**Written request**
Beginning with the line that contains "What matplotlib code", retype the entries below exactly, ending with the line that contains "y_ticks = [0, 5, 10, 15, 20, 25, 30, 35]". Leave out any pictures.

===

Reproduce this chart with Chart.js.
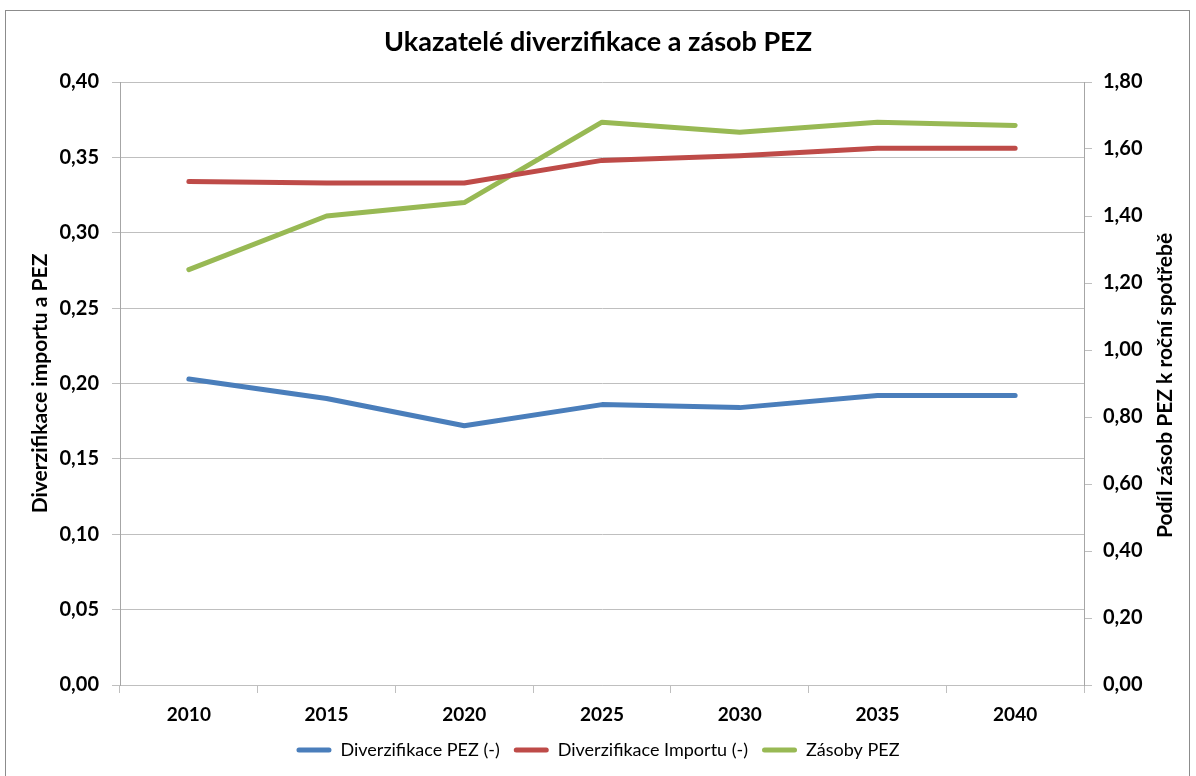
<!DOCTYPE html>
<html><head><meta charset="utf-8">
<script src="https://cdn.jsdelivr.net/npm/chart.js@4"></script>
<style>
html,body{margin:0;padding:0;background:#fff;}
#wrap{position:relative;width:1196px;height:776px;overflow:hidden;}
#frame{position:absolute;left:5px;top:10px;width:1185px;height:800px;border:1px solid #8c8c8c;box-sizing:border-box;}
canvas{position:absolute;left:0;top:0;}
</style></head><body>
<div id="wrap"><div id="frame"></div><canvas id="c" width="1196" height="776"></canvas></div>
<script>
const categories = ['2010', '2015', '2020', '2025', '2030', '2035', '2040'];
const diverzifikacePEZ = [0.203, 0.190, 0.172, 0.186, 0.184, 0.192, 0.192];
const diverzifikaceImportu = [0.334, 0.333, 0.333, 0.348, 0.351, 0.356, 0.356];
const zasobyPEZ = [1.24, 1.40, 1.44, 1.68, 1.65, 1.68, 1.67];
const seriesNames = ['Diverzifikace PEZ (-)', 'Diverzifikace Importu (-)', 'Zásoby PEZ'];
const leftAxisRange = [0, 0.40, 0.05];
const rightAxisRange = [0, 1.80, 0.20];
const titleText = 'Ukazatelé diverzifikace a zásob PEZ';
const leftAxisTitle = 'Diverzifikace importu a PEZ';
const rightAxisTitle = 'Podíl zásob PEZ k roční spotřebě';

const fmt = v => Number(v).toFixed(2).replace('.', ',');
Chart.defaults.font.family = 'Lato';
Chart.defaults.color = '#000';

const rightTitlePlugin = {
  id: 'rightTitle',
  afterDraw(chart) {
    const ctx = chart.ctx;
    const s = chart.scales.y1;
    ctx.save();
    ctx.translate(s.right - 31, (chart.chartArea.top + chart.chartArea.bottom) / 2 + 2);
    ctx.rotate(-Math.PI / 2);
    ctx.font = 'bold 21px Lato';
    ctx.fillStyle = '#000';
    ctx.textAlign = 'center';
    ctx.textBaseline = 'middle';
    ctx.fillText(rightAxisTitle, 0, 0);
    ctx.restore();
  }
};

const mk = (label, data, color, axis) => ({
  label, data, yAxisID: axis,
  borderColor: color, backgroundColor: color,
  borderWidth: 5, pointRadius: 0, pointHoverRadius: 0, tension: 0,
  borderCapStyle: 'round', borderJoinStyle: 'round', fill: false
});

new Chart(document.getElementById('c'), {
  type: 'line',
  data: {
    labels: categories,
    datasets: [
      mk(seriesNames[0], diverzifikacePEZ, '#4A7EBB', 'y'),
      mk(seriesNames[1], diverzifikaceImportu, '#BE4B48', 'y'),
      mk(seriesNames[2], zasobyPEZ, '#98B954', 'y1')
    ]
  },
  options: {
    responsive: false,
    animation: false,
    devicePixelRatio: 1,
    layout: { padding: { top: 26, left: 0, right: 0, bottom: 7 } },
    plugins: {
      title: {
        display: true, text: titleText,
        font: { size: 27, weight: 'bold' }, color: '#000',
        padding: { top: 0, bottom: 23.6 }
      },
      legend: {
        position: 'bottom',
        labels: {
          boxWidth: 35, boxHeight: 5, padding: 14,
          font: { size: 18 }, color: '#000',
          generateLabels(chart) {
            const items = Chart.defaults.plugins.legend.labels.generateLabels(chart);
            items.forEach(it => { it.lineWidth = 0; it.borderRadius = 2.5; });
            return items;
          }
        }
      },
      tooltip: { enabled: false }
    },
    scales: {
      x: {
        type: 'category', offset: true,
        grid: { offset: true, drawOnChartArea: false, drawTicks: true, tickLength: 8, color: '#BFBFBF' },
        border: { color: '#BFBFBF' },
        ticks: { font: { size: 19, weight: 'bold' }, color: '#000', padding: 10, maxRotation: 0 },
        afterFit(s) { s.height = 42; }
      },
      y: {
        position: 'left',
        min: leftAxisRange[0], max: leftAxisRange[1],
        grid: { color: '#BFBFBF', tickLength: 8 },
        border: { color: '#A6A6A6' },
        ticks: { stepSize: leftAxisRange[2], callback: fmt, font: { size: 20, weight: 'bold' }, color: '#000', padding: 13 },
        title: { display: true, text: leftAxisTitle, font: { size: 21, weight: 'bold' }, color: '#000', padding: { top: 27.4, bottom: 0 } },
        afterFit(s) { s.width = 120; }
      },
      y1: {
        position: 'right',
        min: rightAxisRange[0], max: rightAxisRange[1],
        grid: { drawOnChartArea: false, color: '#BFBFBF', tickLength: 8 },
        border: { color: '#A6A6A6' },
        ticks: { stepSize: rightAxisRange[2], callback: fmt, font: { size: 20, weight: 'bold' }, color: '#000', padding: 11 },
        afterFit(s) { s.width = 112; }
      }
    }
  },
  plugins: [rightTitlePlugin]
});
</script>
</body></html>
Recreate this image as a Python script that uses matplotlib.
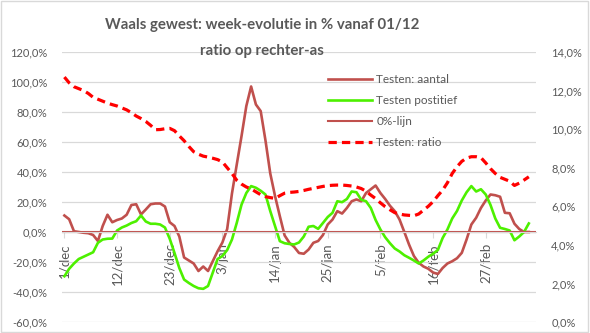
import numpy as np
import matplotlib.pyplot as plt
from matplotlib.ticker import FuncFormatter, MultipleLocator
from matplotlib.patches import Rectangle

plt.rcParams['font.family'] = ['Lato', 'DejaVu Sans']

# categorieen: dagen vanaf 1/dec (99 dagen op de as)
n_cat = 99
tick_pos = [0, 11, 22, 33, 44, 55, 66, 77, 88]
tick_labels = ["1/dec", "12/dec", "23/dec", "3/jan", "14/jan", "25/jan",
               "5/feb", "16/feb", "27/feb"]

# week-evolutie in %, linker as
aantal = [11, 8.5, 0.5, 0, -0.5, -0.8, -2, -6, 4, 11.5,
          6.5, 8, 9, 11.5, 18, 18.5, 11.7, 15, 18.5, 19,
          19, 17, 6.5, 4, -3, -17, -19, -21, -26, -23,
          -26, -19.4, -12.8, -7, 2, 25.7, 45, 64, 84, 97,
          85, 80.6, 61, 39, 23.9, 10.5, -2.3, -7.2, -10, -14,
          -14.5, -11.7, -7.2, -6, -2, 5, 8.3, 13.9, 12.3, 16,
          20.5, 21.7, 20.5, 26, 28.5, 31, 26, 22, 17.5, 13.9,
          8.3, 0, -8.5, -16, -20.5, -23, -24.5, -27, -28, -24,
          -21, -19.5, -17.5, -13.9, -5, 5, 9.5, 16, 21, 25,
          24.5, 23.5, 12.8, 12.5, 5.5, 2, 0, 0]

positief = [-29.5, -24.5, -21, -18, -16.5, -15, -13.5, -7.2, -5, -4.5,
            -4.4, 1, 3, 4.3, 6, 7.2, 11, 7, 5.5, 5.5,
            5, 3, -4.5, -14, -24, -31.7, -34, -36, -37.5, -37.9,
            -36, -27, -18, -16, -12, -5, 6.1, 18.3, 26, 30.6,
            29.5, 27.5, 25, 13.9, 3.9, -6.1, -7.5, -8, -8.3, -7,
            -3, 3.5, 4, 2.1, 6, 10, 12.8, 20.5, 19.9, 22,
            27, 26.5, 21.5, 20.5, 16, 8, 1.7, -3.5, -7.5, -11,
            -13, -15.5, -17.2, -19, -21, -19, -16.5, -14.5, -12, -4,
            1.7, 9, 14, 21, 26.5, 30.6, 27, 28.5, 25, 18,
            9, 2.8, 2, 1, -5.5, -3, 0, 5.7]

# ratio positief/aantal in %, rechter as
ratio = [12.7, 12.4, 12.2, 12.1, 12.0, 11.85, 11.65, 11.55, 11.45, 11.35,
         11.27, 11.2, 11.1, 11.0, 10.85, 10.68, 10.55, 10.4, 10.2, 9.97,
         9.98, 10.02, 10.04, 9.92, 9.65, 9.4, 9.1, 8.83, 8.7, 8.6,
         8.55, 8.49, 8.42, 8.3, 8.0, 7.7, 7.35, 7.15, 7.0, 6.9,
         6.75, 6.6, 6.5, 6.45, 6.41, 6.55, 6.68, 6.72, 6.74, 6.77,
         6.82, 6.88, 6.93, 6.98, 7.03, 7.07, 7.09, 7.1, 7.1, 7.08,
         7.05, 7.0, 6.92, 6.78, 6.58, 6.4, 6.18, 5.98, 5.82, 5.67,
         5.6, 5.55, 5.53, 5.51, 5.6, 5.8, 6.0, 6.24, 6.55, 6.84,
         7.22, 7.7, 8.05, 8.33, 8.5, 8.57, 8.57, 8.52, 8.25, 7.95,
         7.7, 7.5, 7.4, 7.3, 7.08, 7.2, 7.36, 7.53]

zero_line = 0.0

grey = '#595959'
grid = '#D9D9D9'
brown = '#C0504D'
green = '#4DF000'
red = '#FF0000'

fig = plt.figure(figsize=(5.9, 3.33), dpi=100)
ax = fig.add_axes([62/590, 11/333, 474/590, 270/333])
ax2 = ax.twinx()

x = np.arange(len(aantal))
l1, = ax.plot(x, aantal, color=brown, lw=1.9, label='Testen: aantal')
l2, = ax.plot(x, positief, color=green, lw=1.9, label='Testen postitief')
l3 = ax.axhline(zero_line, color=brown, lw=1.5, label='0%-lijn')
l4, = ax2.plot(x, ratio, color=red, lw=2.3, linestyle=(0, (2.6, 1.6)),
               label='Testen: ratio')

pct = lambda v, p: f"{v:.1f}%".replace('.', ',')

ax.set_xlim(-0.5, n_cat - 0.5)
ax.set_ylim(-60, 120)
ax.yaxis.set_major_locator(MultipleLocator(20))
ax.yaxis.set_major_formatter(FuncFormatter(pct))
ax2.set_ylim(0, 14)
ax2.yaxis.set_major_locator(MultipleLocator(2))
ax2.yaxis.set_major_formatter(FuncFormatter(pct))

ax.set_xticks(tick_pos)
ax.set_xticklabels(tick_labels)
ax.spines['bottom'].set_position(('data', 0))
ax.spines['bottom'].set_color(grid)
for s in ['top', 'left', 'right']:
    ax.spines[s].set_visible(False)
for s in ax2.spines.values():
    s.set_visible(False)

ax.tick_params(axis='x', colors=grid, labelcolor=grey, labelsize=9.5,
               length=4, pad=4, labelrotation=90)
for t in ax.get_xticklabels():
    t.set_va('top')
    t.set_ha('center')
ax.tick_params(axis='y', length=0, labelcolor=grey, labelsize=8, pad=10.5)
ax2.tick_params(axis='y', length=0, labelcolor=grey, labelsize=8, pad=11)

ax.yaxis.grid(True, color=grid, lw=0.9)
ax.set_axisbelow(True)

fig.text(262/590, 1 - 25/333, 'Waals gewest: week-evolutie in % vanaf 01/12',
         ha='center', va='center', fontsize=10.8, fontweight='bold', color=grey)
fig.text(262/590, 1 - 51/333, 'ratio op rechter-as',
         ha='center', va='center', fontsize=10.8, fontweight='bold', color=grey)

leg = ax2.legend(handles=[l1, l2, l3, l4], loc='upper left',
                 bbox_to_anchor=(328/590, 1 - 74/333),
                 bbox_transform=fig.transFigure, frameon=False, fontsize=8.5,
                 handlelength=3.7, handletextpad=0.4, labelspacing=0.86,
                 borderpad=0, borderaxespad=0)
for t in leg.get_texts():
    t.set_color(grey)

fig.patches.append(Rectangle((0.002, 0.003), 0.995, 0.993,
                             transform=fig.transFigure, fill=False,
                             edgecolor=grid, lw=1))

fig.savefig('out.png', dpi=100)
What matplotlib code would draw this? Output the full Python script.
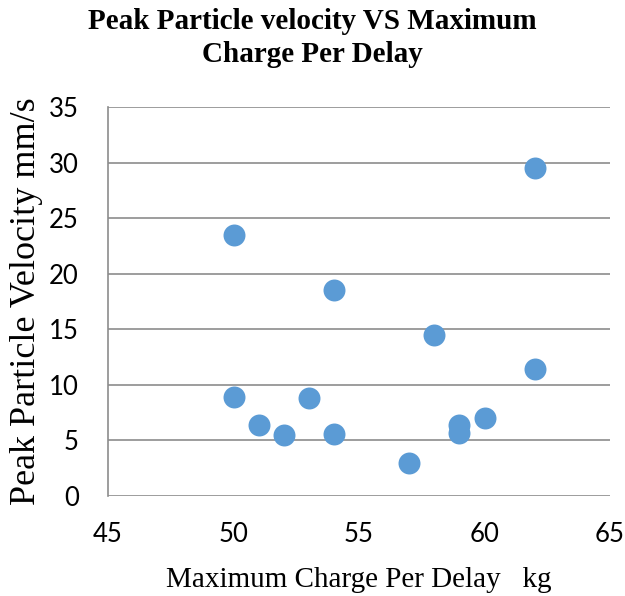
import matplotlib.pyplot as plt

# Maximum charge per delay (kg) and measured peak particle velocity (mm/s)
charge_kg = [50, 50, 51, 52, 53, 54, 54, 57, 58, 59, 59, 60, 62, 62]
ppv_mm_s = [23.5, 8.9, 6.4, 5.5, 8.8, 18.5, 5.6, 3.0, 14.5, 6.4, 5.7, 7.0, 29.5, 11.4]

x_ticks = [45, 50, 55, 60, 65]
y_ticks = [0, 5, 10, 15, 20, 25, 30, 35]

fig = plt.figure(figsize=(6.25, 5.96), dpi=100)
ax = fig.add_axes([0.173, 0.168, 0.803, 0.652])

ax.scatter(charge_kg, ppv_mm_s, s=250, color="#5B9BD5", zorder=3, linewidths=0)

ax.set_xlim(45, 65)
ax.set_ylim(0, 35)
ax.set_xticks(x_ticks)
ax.set_yticks(y_ticks)
ax.tick_params(axis="x", length=0, labelsize=18.5, pad=19)
ax.tick_params(axis="y", length=0, labelsize=18.5, pad=21)
for lbl in ax.get_xticklabels() + ax.get_yticklabels():
    lbl.set_family("Lato")

# horizontal gridlines only, left axis line kept
ax.grid(axis="y", color="#8c8c8c", linewidth=1.2)
ax.set_axisbelow(True)
for side in ["top", "right", "bottom"]:
    ax.spines[side].set_visible(False)
ax.spines["left"].set_color("#8c8c8c")
ax.spines["left"].set_linewidth(1.2)

ax.set_xlabel("Maximum Charge Per Delay   kg", family="Liberation Serif",
              fontsize=21, labelpad=14)
ax.set_ylabel("Peak Particle Velocity mm/s", family="Liberation Serif",
              fontsize=26, labelpad=4)
fig.suptitle("Peak Particle velocity VS Maximum\nCharge Per Delay",
             family="Liberation Serif", fontweight="bold", fontsize=21,
             x=0.5, y=0.987, linespacing=1.3)

fig.savefig("out.png", dpi=100)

===

**Exercise result**
What matplotlib code would draw this? Output the full Python script.
import matplotlib.pyplot as plt

# Maximum charge per delay (kg) and measured peak particle velocity (mm/s)
charge_kg = [50, 50, 51, 52, 53, 54, 54, 57, 58, 59, 59, 60, 62, 62]
ppv_mm_s = [23.5, 8.9, 6.4, 5.5, 8.8, 18.5, 5.6, 3.0, 14.5, 6.4, 5.7, 7.0, 29.5, 11.4]

x_ticks = [45, 50, 55, 60, 65]
y_ticks = [0, 5, 10, 15, 20, 25, 30, 35]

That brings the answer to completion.